--- Start Records supplied ---

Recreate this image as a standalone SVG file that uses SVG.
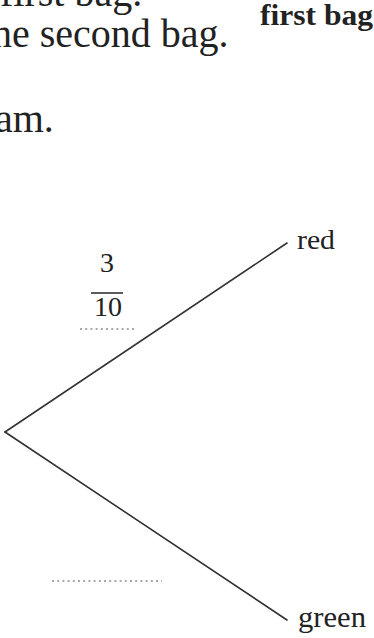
<svg xmlns="http://www.w3.org/2000/svg" width="374" height="638" viewBox="0 0 374 638">
<style>
.t{font-family:"Liberation Serif","Times New Roman",serif;fill:#222}
.b{font-weight:bold}
.br{stroke:#333;stroke-width:1.6;fill:none;stroke-linecap:round}
.dot{stroke:#8a8a96;stroke-width:1.3;stroke-dasharray:2 3.2;fill:none}
</style>
<rect width="374" height="638" fill="#fff"/>
<g id="text-block">
<text class="t" x="0" y="6" font-size="40">first bag.</text>
<text class="t" x="-8" y="47" font-size="40">ne second bag.</text>
<text class="t" x="-5" y="132" font-size="40">am.</text>
<text class="t b" x="260" y="25" font-size="29" textLength="113" lengthAdjust="spacingAndGlyphs">first bag</text>
</g>
<g id="connectors">
<line class="br" x1="5" y1="432" x2="287" y2="243"/>
<line class="br" x1="5" y1="432" x2="287" y2="620"/>
</g>
<g id="node-red"><text class="t" x="297" y="249" font-size="28" textLength="38" lengthAdjust="spacingAndGlyphs">red</text></g>
<g id="node-green"><text class="t" x="298" y="627" font-size="29" textLength="68" lengthAdjust="spacingAndGlyphs">green</text></g>
<g id="label-upper">
<text class="t" x="107" y="272" font-size="28" text-anchor="middle">3</text>
<line x1="91" y1="293" x2="123" y2="293" stroke="#333" stroke-width="1.6"/>
<text class="t" x="108" y="316" font-size="28" text-anchor="middle">10</text>
<line class="dot" x1="80" y1="329" x2="134" y2="329"/>
</g>
<g id="label-lower">
<line class="dot" x1="52" y1="581" x2="162" y2="581"/>
</g>
</svg>
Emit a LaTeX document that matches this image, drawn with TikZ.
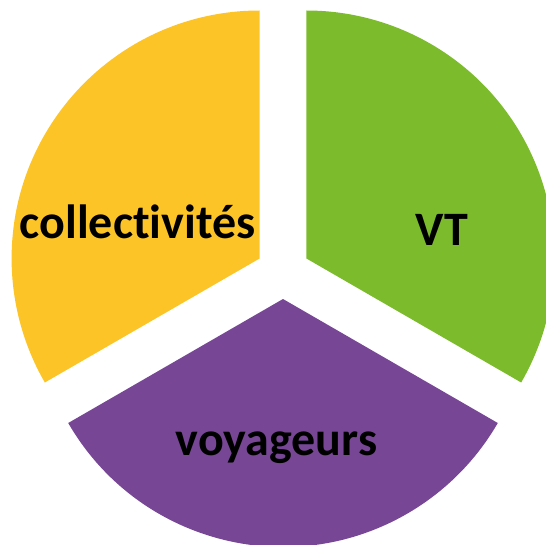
\documentclass[tikz,border=0pt]{standalone}
\usepackage{fontspec}
\setmainfont{Carlito}[RawFeature={-liga;-clig;-dlig}]
\definecolor{secyellow}{RGB}{252,196,38}
\definecolor{secgreen}{RGB}{124,187,44}
\definecolor{secpurple}{RGB}{119,71,150}
\begin{document}
\begin{tikzpicture}[x=0.75pt,y=0.75pt,
  lbl/.style={font=\fontsize{36}{43}\selectfont\bfseries, text=black, inner sep=0pt, anchor=base}]
\useasboundingbox (0,0) rectangle (546,544);
\clip (0,0) rectangle (546,544);
\def\R{248}
\coordinate (cy) at (259.6,285.5);
\coordinate (cg) at (306.4,285.5);
\coordinate (cp) at (283,245);
\fill[secyellow] (cy) -- ++(90:\R) arc[start angle=90, end angle=210, radius=\R] -- cycle;
\fill[secgreen] (cg) -- ++(-30:\R) arc[start angle=-30, end angle=90, radius=\R] -- cycle;
\fill[secpurple] (cp) -- ++(210:\R) arc[start angle=210, end angle=330, radius=\R] -- cycle;
\node[lbl] (coll) at (137.5,306) {collectivités};
\node[lbl] (vt) at (442,299) {VT};
\node[lbl] (voy) at (276.5,89) {voyageurs};
\end{tikzpicture}
\end{document}
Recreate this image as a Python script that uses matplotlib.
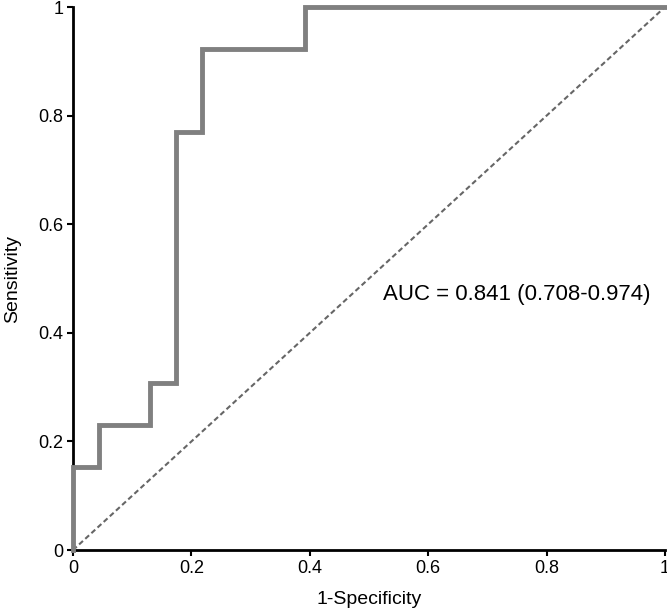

--- End Records supplied ---

The exercise. Transcribe the listing in full and omit the pictures.

The completed task.
Recreate this image as a standalone SVG file that uses SVG.
<svg xmlns="http://www.w3.org/2000/svg" width="374" height="638" viewBox="0 0 374 638">
<style>
.t{font-family:"Liberation Serif","Times New Roman",serif;fill:#222}
.b{font-weight:bold}
.br{stroke:#333;stroke-width:1.6;fill:none;stroke-linecap:round}
.dot{stroke:#8a8a96;stroke-width:1.3;stroke-dasharray:2 3.2;fill:none}
</style>
<rect width="374" height="638" fill="#fff"/>
<g id="text-block">
<text class="t" x="0" y="6" font-size="40">first bag.</text>
<text class="t" x="-8" y="47" font-size="40">ne second bag.</text>
<text class="t" x="-5" y="132" font-size="40">am.</text>
<text class="t b" x="260" y="25" font-size="29" textLength="113" lengthAdjust="spacingAndGlyphs">first bag</text>
</g>
<g id="connectors">
<line class="br" x1="5" y1="432" x2="287" y2="243"/>
<line class="br" x1="5" y1="432" x2="287" y2="620"/>
</g>
<g id="node-red"><text class="t" x="297" y="249" font-size="28" textLength="38" lengthAdjust="spacingAndGlyphs">red</text></g>
<g id="node-green"><text class="t" x="298" y="627" font-size="29" textLength="68" lengthAdjust="spacingAndGlyphs">green</text></g>
<g id="label-upper">
<text class="t" x="107" y="272" font-size="28" text-anchor="middle">3</text>
<line x1="91" y1="293" x2="123" y2="293" stroke="#333" stroke-width="1.6"/>
<text class="t" x="108" y="316" font-size="28" text-anchor="middle">10</text>
<line class="dot" x1="80" y1="329" x2="134" y2="329"/>
</g>
<g id="label-lower">
<line class="dot" x1="52" y1="581" x2="162" y2="581"/>
</g>
</svg>
Emit a LaTeX document that matches this image, drawn with TikZ.
\documentclass[tikz,border=0pt]{standalone}
\usepackage{fontspec}
\setmainfont{Carlito}[RawFeature={-liga;-clig;-dlig}]
\definecolor{secyellow}{RGB}{252,196,38}
\definecolor{secgreen}{RGB}{124,187,44}
\definecolor{secpurple}{RGB}{119,71,150}
\begin{document}
\begin{tikzpicture}[x=0.75pt,y=0.75pt,
  lbl/.style={font=\fontsize{36}{43}\selectfont\bfseries, text=black, inner sep=0pt, anchor=base}]
\useasboundingbox (0,0) rectangle (546,544);
\clip (0,0) rectangle (546,544);
\def\R{248}
\coordinate (cy) at (259.6,285.5);
\coordinate (cg) at (306.4,285.5);
\coordinate (cp) at (283,245);
\fill[secyellow] (cy) -- ++(90:\R) arc[start angle=90, end angle=210, radius=\R] -- cycle;
\fill[secgreen] (cg) -- ++(-30:\R) arc[start angle=-30, end angle=90, radius=\R] -- cycle;
\fill[secpurple] (cp) -- ++(210:\R) arc[start angle=210, end angle=330, radius=\R] -- cycle;
\node[lbl] (coll) at (137.5,306) {collectivités};
\node[lbl] (vt) at (442,299) {VT};
\node[lbl] (voy) at (276.5,89) {voyageurs};
\end{tikzpicture}
\end{document}
Recreate this image as a Python script that uses matplotlib.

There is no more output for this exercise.